Wednesday, September 12, 2007

Tomatoes Confit

What do you do with 15 Lb of tomatoes? That's the amount we've been getting from our CSA lately on weekly basis. Some people make sauce, some put them in cans for the winter. I make tomatoes confit. It's an idea I got from Saveur couple of years ago and fell madly in love with it. It's one of those cool techniques that makes the tomato taste even more tomatoey, more pure and distilled. Confit is the technique of cooking something slowly in fat to preserve it. Traditionally, the fat is duck or goose fat. But in case of tomatoes, it's olive oil. These tomatoes keep well in the fridge for quite some time. I've never had them last more than 2 weeks just because it's so tempting to add them to fish, pasta, gnocchi, and my absolute favorite, on slices of rustic bread with buffalo milk mozzarella and basil. But I imagine they can last longer than that, and would probably even freeze well.


5 Lb tomatoes
1 1/2 Tbsp Kosher salt (or 3/4 Tbsp table salt)
1 tsp sugar
5 garlic cloves, unpeeled
5 sprigs of oregano or rosemary
1 cup olive oil
2 tsp balsamic vinegar (optional -- only needed if tomatoes aren't very ripe)
  1. Set a large pot of water over high heat and bring to a boil. Drop tomatoes in water a few at a time for 10 seconds. Remove tomatoes from water with a slotted spoon and set aside until all tomatoes are blanched this way. Make a small, shallow cross on the bottom of each tomato to break its skin and slip the skins off. Remove the green part where the stem was attached with a paring knife. Cut tomatoes in half crosswise (through the equator) and scoop out the seeds with your fingers.
  2. Preheat the oven to 250F. Combine salt and sugar and mix well.
  3. Lay out tomatoes in one layer on a large rimmed baking sheet cut side down. Sprinkle with half the salt and sugar. Turn tomatoes over and sprinkle with remaining salt and sugar.
  4. Lay the garlic cloves and oregano or rosemary sprigs between tomatoes.
  5. Combine oil and balsamic vinegar and drizzle over tomatoes.
  6. Bake in the middle of the oven cut side up for 1 hour. Turn tomatoes over using 2 spoons (they'll be fragile). Don't worry if some break -- they'll still taste great. Return tomatoes to the oven for another 3 hours or until they start to brown slightly.
  7. Remove from oven and cool completely. Move tomatoes to a jar, cover with oil, and refrigerate. Don't worry if the oil solidifies after being in the fridge for a few days -- that's normal.
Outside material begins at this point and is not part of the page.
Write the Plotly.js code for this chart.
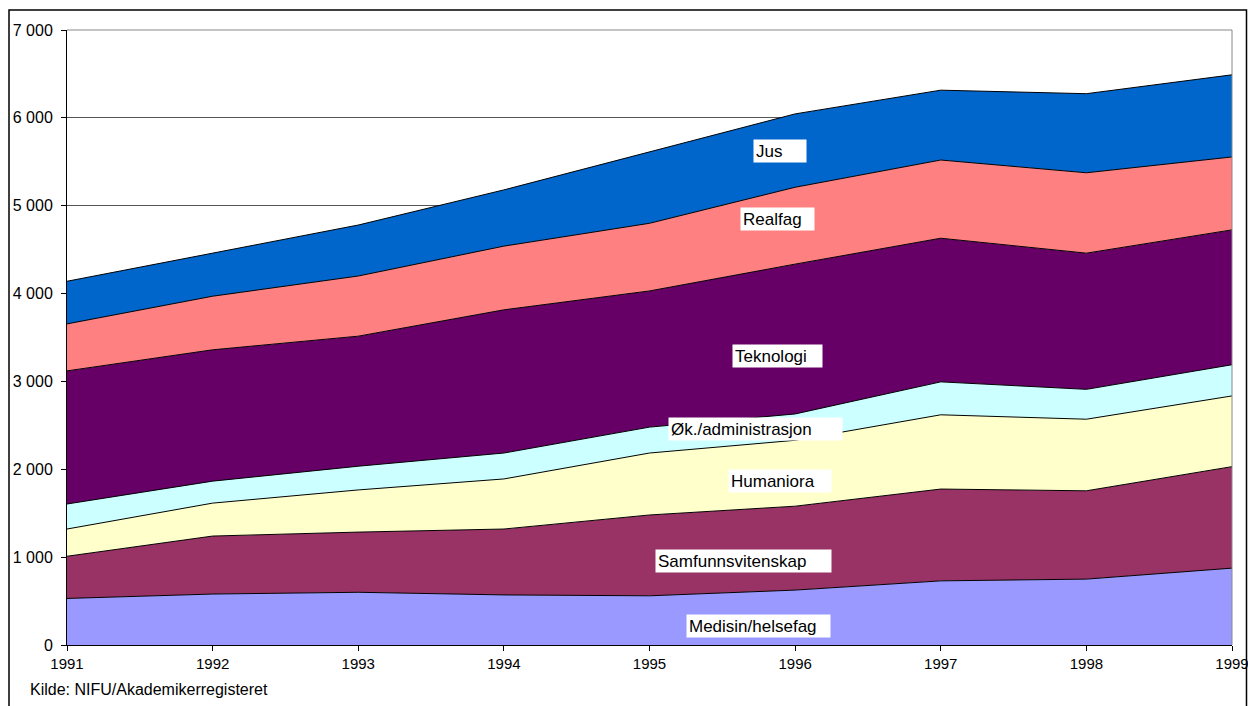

Use within 4 weeks or freeze.

4 comments:

Kalyn said...

I've been making slow roasted tomatoes like crazy too, using a slightly different method, but similar idea. Aren't they just so delish?

Boris said...

Do you get this delivered from your CSA org? Which CSA do you support? I am in the area, so I'd be interested in hearing a little more about this.

Helen said...

Hi Boris,

We subscribe to Community Farms in Waltham this year.

The tomatoes from them were fantastic and very plentiful, but unfortunately, some of the other produce was not as good as it was last year from Brookfield farm CSA that is located in western MA, but deliver in Cambridge and surrounding towns.

Cheers,
-Helen

Trevor said...

This is on my list of things to try.